Pick out every line in the data below that holds "code".

### [Data for this exercise]

_ _ _ _

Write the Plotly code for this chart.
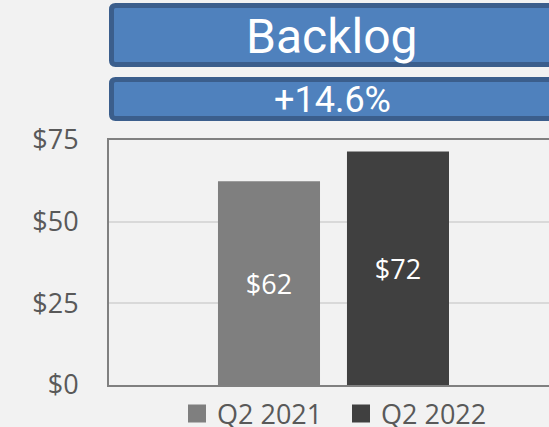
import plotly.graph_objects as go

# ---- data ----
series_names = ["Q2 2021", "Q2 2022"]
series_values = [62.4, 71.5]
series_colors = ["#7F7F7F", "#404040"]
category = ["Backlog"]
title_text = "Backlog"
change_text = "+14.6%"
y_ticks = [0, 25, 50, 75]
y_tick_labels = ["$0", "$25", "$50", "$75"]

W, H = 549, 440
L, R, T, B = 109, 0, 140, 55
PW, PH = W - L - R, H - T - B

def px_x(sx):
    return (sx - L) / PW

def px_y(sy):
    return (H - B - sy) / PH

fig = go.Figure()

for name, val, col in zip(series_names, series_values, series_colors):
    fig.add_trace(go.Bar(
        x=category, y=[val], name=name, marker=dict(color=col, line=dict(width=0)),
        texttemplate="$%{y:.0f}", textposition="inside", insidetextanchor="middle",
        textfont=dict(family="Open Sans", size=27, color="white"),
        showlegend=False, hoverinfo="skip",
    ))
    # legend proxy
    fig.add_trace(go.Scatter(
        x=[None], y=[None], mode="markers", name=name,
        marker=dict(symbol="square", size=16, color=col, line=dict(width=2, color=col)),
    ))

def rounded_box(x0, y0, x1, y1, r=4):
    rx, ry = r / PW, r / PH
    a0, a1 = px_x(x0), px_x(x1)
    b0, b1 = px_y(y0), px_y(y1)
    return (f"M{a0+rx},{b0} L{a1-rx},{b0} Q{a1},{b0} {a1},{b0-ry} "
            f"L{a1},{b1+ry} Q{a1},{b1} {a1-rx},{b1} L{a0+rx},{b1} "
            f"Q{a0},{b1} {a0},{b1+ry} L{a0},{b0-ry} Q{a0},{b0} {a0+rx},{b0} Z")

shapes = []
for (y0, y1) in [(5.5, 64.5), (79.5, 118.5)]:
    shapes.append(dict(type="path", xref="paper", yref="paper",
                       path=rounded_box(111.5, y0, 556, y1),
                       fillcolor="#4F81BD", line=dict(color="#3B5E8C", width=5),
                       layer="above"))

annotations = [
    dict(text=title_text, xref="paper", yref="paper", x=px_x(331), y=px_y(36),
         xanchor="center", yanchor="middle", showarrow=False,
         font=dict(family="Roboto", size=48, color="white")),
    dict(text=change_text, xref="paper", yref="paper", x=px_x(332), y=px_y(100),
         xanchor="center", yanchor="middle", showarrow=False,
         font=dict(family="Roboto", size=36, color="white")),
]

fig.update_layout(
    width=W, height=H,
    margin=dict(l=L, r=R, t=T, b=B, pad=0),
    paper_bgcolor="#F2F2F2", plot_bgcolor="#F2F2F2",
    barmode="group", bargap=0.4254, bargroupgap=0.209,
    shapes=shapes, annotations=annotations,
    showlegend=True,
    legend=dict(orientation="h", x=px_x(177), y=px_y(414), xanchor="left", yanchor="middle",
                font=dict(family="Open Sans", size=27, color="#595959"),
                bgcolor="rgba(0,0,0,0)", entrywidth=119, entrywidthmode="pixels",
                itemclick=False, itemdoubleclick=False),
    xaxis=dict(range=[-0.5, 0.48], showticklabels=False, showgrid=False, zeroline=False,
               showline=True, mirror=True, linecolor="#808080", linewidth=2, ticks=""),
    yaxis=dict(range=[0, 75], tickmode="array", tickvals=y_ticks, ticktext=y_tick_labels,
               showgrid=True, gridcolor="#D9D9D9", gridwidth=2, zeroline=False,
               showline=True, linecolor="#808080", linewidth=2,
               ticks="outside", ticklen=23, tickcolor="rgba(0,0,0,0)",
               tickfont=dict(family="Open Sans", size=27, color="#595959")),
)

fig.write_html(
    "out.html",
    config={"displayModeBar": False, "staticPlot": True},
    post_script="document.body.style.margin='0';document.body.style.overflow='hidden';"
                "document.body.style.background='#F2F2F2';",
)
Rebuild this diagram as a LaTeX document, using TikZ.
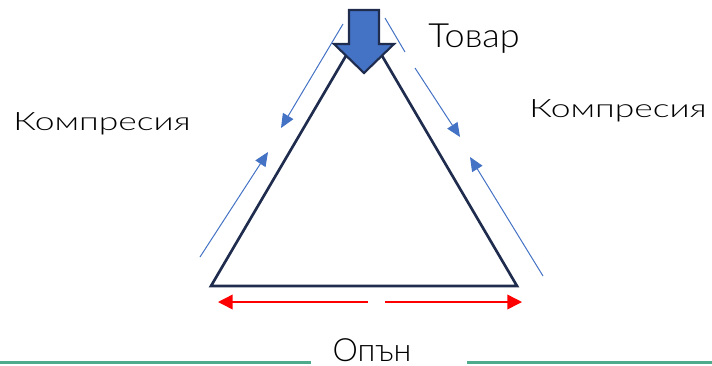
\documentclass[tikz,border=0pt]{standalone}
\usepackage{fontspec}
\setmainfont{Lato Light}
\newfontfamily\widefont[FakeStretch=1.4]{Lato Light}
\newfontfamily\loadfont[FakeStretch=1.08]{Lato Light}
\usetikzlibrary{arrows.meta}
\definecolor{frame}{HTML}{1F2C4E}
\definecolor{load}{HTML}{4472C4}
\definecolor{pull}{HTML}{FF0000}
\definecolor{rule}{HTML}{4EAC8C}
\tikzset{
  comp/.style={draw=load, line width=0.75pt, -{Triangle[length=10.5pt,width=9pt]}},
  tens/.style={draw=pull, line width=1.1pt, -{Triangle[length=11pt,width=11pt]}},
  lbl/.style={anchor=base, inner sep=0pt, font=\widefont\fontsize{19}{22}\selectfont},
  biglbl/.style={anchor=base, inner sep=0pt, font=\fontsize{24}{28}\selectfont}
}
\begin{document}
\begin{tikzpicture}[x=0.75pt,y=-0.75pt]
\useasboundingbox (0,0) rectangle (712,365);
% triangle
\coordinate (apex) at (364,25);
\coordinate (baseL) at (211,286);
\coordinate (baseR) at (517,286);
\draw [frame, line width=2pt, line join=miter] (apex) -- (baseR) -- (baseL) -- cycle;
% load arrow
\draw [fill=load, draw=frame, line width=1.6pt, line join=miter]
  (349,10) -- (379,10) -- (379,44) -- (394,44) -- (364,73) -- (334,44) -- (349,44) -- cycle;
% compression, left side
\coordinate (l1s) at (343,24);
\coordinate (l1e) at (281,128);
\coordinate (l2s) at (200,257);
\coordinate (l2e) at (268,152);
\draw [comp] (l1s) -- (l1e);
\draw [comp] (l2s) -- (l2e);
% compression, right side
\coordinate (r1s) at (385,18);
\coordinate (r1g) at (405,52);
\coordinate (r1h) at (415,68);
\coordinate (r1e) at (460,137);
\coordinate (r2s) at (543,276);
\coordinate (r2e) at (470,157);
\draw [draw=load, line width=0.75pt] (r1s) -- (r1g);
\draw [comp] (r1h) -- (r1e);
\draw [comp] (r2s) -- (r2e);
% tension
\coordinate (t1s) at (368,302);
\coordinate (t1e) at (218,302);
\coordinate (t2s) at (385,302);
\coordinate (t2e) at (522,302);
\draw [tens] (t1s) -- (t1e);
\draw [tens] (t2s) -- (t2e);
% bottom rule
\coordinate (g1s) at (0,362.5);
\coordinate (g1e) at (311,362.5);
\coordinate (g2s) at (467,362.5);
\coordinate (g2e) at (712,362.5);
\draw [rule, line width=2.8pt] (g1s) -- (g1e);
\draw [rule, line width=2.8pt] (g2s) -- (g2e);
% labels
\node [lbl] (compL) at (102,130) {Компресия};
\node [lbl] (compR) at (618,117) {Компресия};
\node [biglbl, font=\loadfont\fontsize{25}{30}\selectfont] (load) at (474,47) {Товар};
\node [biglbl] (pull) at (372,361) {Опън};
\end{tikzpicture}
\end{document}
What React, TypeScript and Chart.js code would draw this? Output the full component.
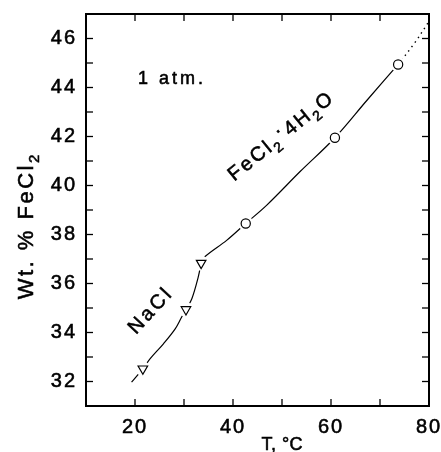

_ _ _ _

### [Answer]
Write the Plotly code for this chart.
What React, TypeScript and Chart.js code would draw this? Output the full component.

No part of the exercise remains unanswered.